The recent recall of Tasty Tom Tomato Mix by Nutrifoods Ghana has cast a spotlight on one of the most pressing but often overlooked challenges in Ghana’s consumer safety landscape which is the difficulty of executing product recalls within the country’s vast informal retail sector.
Ghana’s economy is dominated by the informal sector, which accounts for over 80% of employment and a significant portion of retail distribution.
Across bustling markets, remote villages, roadside stalls, and tabletop shops, millions of Ghanaians buy and sell products daily, outside the reach of formal supply chain systems and regulatory oversight.
While this informality provides livelihoods for many, it also presents a dangerous blind spot for consumer protection.
In the case of the Tasty Tom Tomato Mix recall, ensuring that the affected products are entirely removed from shelves and homes could prove to be a near-impossible task.
A Fragmented Retail Web
Product distribution in Ghana often passes through multiple hands before reaching the end consumer.
From manufacturers to wholesalers, to market traders and street-side retailers, tracking products across this fragmented web can be a logistical nightmare.
For instance, in the wake of the Tasty Tom recall, while larger supermarkets and registered shops can respond swiftly, many informal retailers may not know about the alert or ignore it due to difficulty in knowing what to do to return the products. In some instances a third party might have bought the product from a distant town or city.

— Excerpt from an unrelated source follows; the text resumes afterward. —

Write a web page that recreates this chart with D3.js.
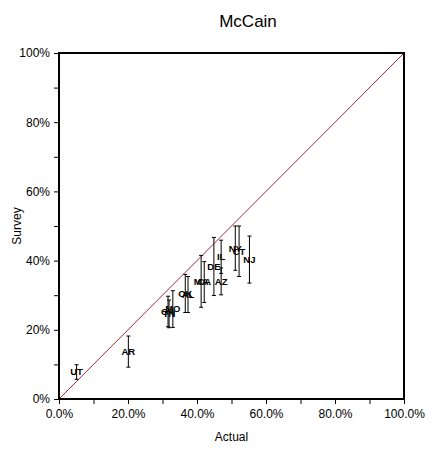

There have been many instances where products recalled from the markets were still found in shops weeks after the recall.
Information Gap
Limited access to timely and reliable information further complicates matters. Most small-scale traders do not regularly interact with regulatory institutions such as the Food and Drugs Authority (FDA), nor are they subscribed to formal communication platforms where recall alerts are typically issued.
The Need for Proactive Regulation
Consumer protection experts are now calling for a shift from reactive responses to proactive regulation. This includes greater investment in grassroots awareness campaigns, closer collaboration with local market leaders, and the establishment of decentralized communication systems.
However, some are also calling for the creation of a simplified reporting system that allows ordinary consumers and small traders to flag suspicious products, boosting the reach of national safety nets.
But more importantly the regulators must work had to ensure these unwholesome products do not get out of the factory since total recall may be impossible.
Building a Safer Market System
The Tasty Tom recall is not the first to expose the cracks in Ghana’s product recall mechanisms and it wi not be the last. But it may serve as a wake-up call.
For regulators such as the FDA, this is a crucial moment to strengthen informal sector engagement, invest in traceability tools suited for low-tech environments, and broaden public education campaigns that reach the heart of every market, formal or not.
Until then, recalls will remain partial at best, and millions of Ghanaian consumers will remain exposed in a system that cannot fully protect them.